I'm kind of pissy. I made a rather funny radio ad yesterday. I mean seriously, it's some of my better work. I find myself to be clever and this ad really says clever. I played it for the people at work today and I got nothing. No chuckle, no snorting, no liquids out the nose. They didn't have to declare me a god, they just had to smile and say well done. Neither of those 2 things happened. This saddens me greatly. These are the people that I am about to sign a contract with and they can't even say well done? What the hell am I doing with my life?
I have had a few interviews lately. I didn't think I applied for this many jobs, I guess I did. I blame the Ambien I am not taking. The problem with them all is that I get there and I am not enthusiastic about what they are offering me. I mean, I am not going to be a cheerleader for the job, but I should show some interest. I just can't though. It's really a bad thing. I read the list of job openings and not once does my heart beat faster and I think, 'I must have this job.' Nothing is jumping at me. I realize that I am being a bit unrealistic if I think my first job is going to be the job of my dreams. But I also realize that I do not want to waste my time at a place where I am under appreciated and not doing something that I half way enjoy. I also think that in the back of my mind I know that my internship is going to hire me, so I don't really care about turning down these other jobs. But when they don;t even laugh at the best ever ad, maybe I should rethink employment there.

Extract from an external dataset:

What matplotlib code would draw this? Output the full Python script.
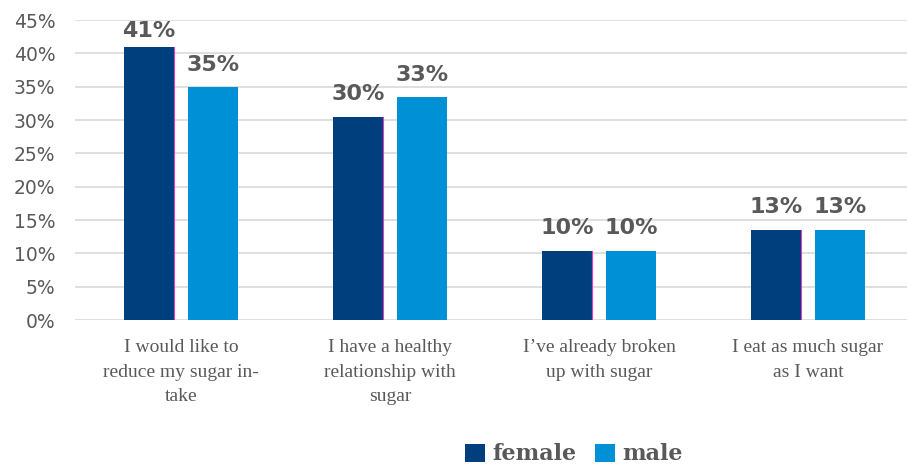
import matplotlib.pyplot as plt
import numpy as np

# data
categories = ['I would like to\nreduce my sugar in-\ntake',
              'I have a healthy\nrelationship with\nsugar',
              'I\u2019ve already broken\nup with sugar',
              'I eat as much sugar\nas I want']
female = [40.9, 30.5, 10.4, 13.5]
male = [34.9, 33.4, 10.4, 13.5]
female_labels = ['41%', '30%', '10%', '13%']
male_labels = ['35%', '33%', '10%', '13%']

c_female = '#003f7d'
c_male = '#0090d6'
grey = '#595959'

fig = plt.figure(figsize=(9.07, 4.69), dpi=100)
ax = fig.add_axes([75 / 907, 1 - 320 / 469, 1 - 75 / 907, 300 / 469])

x = np.arange(len(categories))
w = 0.24
off = 0.153
b1 = ax.bar(x - off, female, w, color=c_female, label='female', zorder=3)
b2 = ax.bar(x + off, male, w, color=c_male, label='male', zorder=3)

# thin pinkish edge on the right of the female bars, as in the original
for b in b1:
    xr = b.get_x() + b.get_width()
    ax.plot([xr, xr], [0, b.get_height()], color='#e23fbf', lw=0.8, zorder=4)

for bars, labs in ((b1, female_labels), (b2, male_labels)):
    for b, t in zip(bars, labs):
        # the top label sits a bit lower, kept inside the plot area
        dy = 1.9 if b.get_height() < 40 else 1.0
        ax.text(b.get_x() + b.get_width() / 2, b.get_height() + dy, t,
                ha='center', va='bottom', fontsize=16, fontweight='bold',
                color=grey, family='DejaVu Sans')

ax.set_ylim(0, 45)
ax.set_xlim(-0.507, 3.474)
ax.set_yticks(range(0, 46, 5))
ax.set_yticklabels([f'{v}%' for v in range(0, 46, 5)], fontsize=13.5, color=grey)
ax.set_xticks(x)
ax.set_xticklabels(categories, fontsize=14, color=grey, family='Liberation Serif',
                   linespacing=1.55, va='top')
ax.tick_params(length=0, axis='both')
ax.tick_params(axis='x', pad=14)
ax.tick_params(axis='y', pad=14)
ax.grid(axis='y', color='#d9d9d9', linewidth=1.2, zorder=0)
for s in ax.spines.values():
    s.set_visible(False)

leg = fig.legend(handles=[b1, b2], loc='lower center', ncol=2,
                 bbox_to_anchor=(574 / 907, -0.035), frameon=False,
                 handlelength=0.9, handleheight=0.9, handletextpad=0.35,
                 columnspacing=0.8,
                 prop={'family': 'DejaVu Serif', 'weight': 'bold', 'size': 16})
for t in leg.get_texts():
    t.set_color(grey)

fig.savefig('out.png', dpi=100)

As I normally do when frustrated, I will now grr. So GRRRRRRRRR
Life is set up the wrong way. As children we should work. This way we can't really revolt since we know nothing better. Then after 21 years of working we should be freed to the world and able to roam freely. I realize that with children working nothing great would get done, but you never know. My 3 year old nephew is pretty smart and he could run a company where we all play power rangers and use fake tools to build fake bridges over the lava pit that is the living room floor.